Focus Monitoring on Outputs and Fair Metrics
Perceived fairness is directly tied to employee acceptance, meaning monitoring must focus on tangible, job-relevant outputs rather than intrusive micro-metrics. Managers should avoid tracking invasive data points such as idle time or excessive keystroke counts, as these feel irrelevant to job performance and foster distrust. Instead, monitoring tools should align with objective Key Performance Indicators (KPIs) that measure the quality and volume of completed work. Relevant metrics include project completion rates, customer satisfaction scores, quality assurance metrics, or the successful resolution of support tickets.
Focusing on results-based metrics ensures monitoring is a valid measure of an employee’s contribution. Managers should align the monitoring system with the requirements of each role, ensuring tracked data correlates directly with established performance goals. For example, tracking the number of approved designs for a creative role is more relevant than tracking time spent in design software. This approach validates professional judgment and allows employees to manage their work style while meeting objective standards. Prioritizing meaningful outputs demonstrates that the system is a performance management tool, not a time-wasting detector.
Establish Clear Policies Addressing Data Privacy
Employee acceptance requires strong reassurance that personal data and privacy rights will be respected. Managers must communicate the organization’s clear, written policy regarding data storage, retention, and access. This policy must detail where the collected data resides, how long it will be kept, and the security measures preventing unauthorized access. The organization must ensure it collects only the data necessary to achieve stated business goals, adhering to a “privacy-first” approach that limits the scope of data capture.
Managers must actively reassure employees that monitoring is strictly confined to work-related activities and not personal time or non-work communications. While the organization must comply with relevant legal frameworks, the manager’s role is to translate this compliance into tangible employee reassurance. Clear guidelines must be established regarding exceptional circumstances, such as a formal investigation, under which an individual’s data might be accessed. This proactive communication about data security and usage limitations is necessary to mitigate concerns about corporate surveillance.
Utilize Monitoring Data for Coaching and Development
The long-term acceptance of monitoring systems is reinforced when employees see the data used constructively to support their careers, not just to enforce discipline. Managers should integrate monitoring results into personalized coaching sessions, using objective data to identify areas for improvement or necessary training. For instance, data showing a drop in a quality metric can prompt a conversation about additional training or a change in workflow, framing the data as a guide for skill refinement.

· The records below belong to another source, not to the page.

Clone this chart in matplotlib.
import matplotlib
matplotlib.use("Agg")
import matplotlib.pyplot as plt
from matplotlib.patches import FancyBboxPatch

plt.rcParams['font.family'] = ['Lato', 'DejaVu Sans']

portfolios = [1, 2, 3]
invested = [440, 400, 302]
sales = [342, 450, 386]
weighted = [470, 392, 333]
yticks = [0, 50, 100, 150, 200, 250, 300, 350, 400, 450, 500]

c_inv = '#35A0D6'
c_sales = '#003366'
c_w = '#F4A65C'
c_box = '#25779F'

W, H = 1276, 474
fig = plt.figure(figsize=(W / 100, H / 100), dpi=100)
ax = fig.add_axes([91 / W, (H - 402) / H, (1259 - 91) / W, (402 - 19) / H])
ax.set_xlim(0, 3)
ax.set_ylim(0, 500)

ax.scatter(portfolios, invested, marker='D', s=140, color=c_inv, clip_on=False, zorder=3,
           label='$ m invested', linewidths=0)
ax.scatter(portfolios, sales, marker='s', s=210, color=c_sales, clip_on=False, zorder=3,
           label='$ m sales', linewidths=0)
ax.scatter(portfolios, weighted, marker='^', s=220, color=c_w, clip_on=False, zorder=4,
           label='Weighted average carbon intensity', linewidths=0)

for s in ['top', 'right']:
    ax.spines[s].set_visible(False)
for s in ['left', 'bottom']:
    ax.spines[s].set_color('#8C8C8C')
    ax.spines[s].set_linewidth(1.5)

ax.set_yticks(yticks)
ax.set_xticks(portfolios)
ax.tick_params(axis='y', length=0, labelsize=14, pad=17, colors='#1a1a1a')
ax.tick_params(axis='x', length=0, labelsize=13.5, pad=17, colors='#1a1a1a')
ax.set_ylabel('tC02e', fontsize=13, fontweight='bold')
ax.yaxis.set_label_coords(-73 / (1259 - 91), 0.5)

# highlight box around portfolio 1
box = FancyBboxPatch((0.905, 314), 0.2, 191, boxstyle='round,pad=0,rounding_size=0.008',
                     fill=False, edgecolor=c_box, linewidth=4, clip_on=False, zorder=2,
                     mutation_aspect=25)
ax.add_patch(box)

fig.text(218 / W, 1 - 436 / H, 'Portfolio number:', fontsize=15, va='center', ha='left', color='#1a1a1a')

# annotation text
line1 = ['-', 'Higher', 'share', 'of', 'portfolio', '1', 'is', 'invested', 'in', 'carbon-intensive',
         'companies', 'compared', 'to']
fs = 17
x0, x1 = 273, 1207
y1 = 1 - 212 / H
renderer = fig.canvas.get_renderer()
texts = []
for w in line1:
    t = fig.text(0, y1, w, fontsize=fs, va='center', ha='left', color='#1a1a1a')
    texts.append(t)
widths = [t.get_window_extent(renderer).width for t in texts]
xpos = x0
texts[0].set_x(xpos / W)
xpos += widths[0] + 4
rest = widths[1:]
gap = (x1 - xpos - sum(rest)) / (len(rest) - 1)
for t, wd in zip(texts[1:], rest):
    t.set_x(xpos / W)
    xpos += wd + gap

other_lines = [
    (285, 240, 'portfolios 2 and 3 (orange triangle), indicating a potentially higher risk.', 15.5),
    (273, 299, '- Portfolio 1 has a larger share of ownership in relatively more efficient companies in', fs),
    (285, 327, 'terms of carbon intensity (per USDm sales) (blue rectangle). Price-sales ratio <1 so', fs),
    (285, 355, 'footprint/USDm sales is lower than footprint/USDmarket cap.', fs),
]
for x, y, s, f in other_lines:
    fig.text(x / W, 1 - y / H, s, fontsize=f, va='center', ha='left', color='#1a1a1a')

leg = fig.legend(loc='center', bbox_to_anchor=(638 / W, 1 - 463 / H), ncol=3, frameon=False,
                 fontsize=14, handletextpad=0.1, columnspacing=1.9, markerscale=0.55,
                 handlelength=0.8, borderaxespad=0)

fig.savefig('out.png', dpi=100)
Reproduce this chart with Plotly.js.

The data should also be used to identify and celebrate successes, providing objective evidence to recognize high performance and positive trends. Furthermore, monitoring results are useful in ensuring a balanced workload across the team, allowing managers to redistribute tasks and prevent burnout. By consistently demonstrating that the data serves as a resource for professional growth, talent optimization, and workload equity, managers shift the perception of the system from a punitive measure to a performance improvement tool.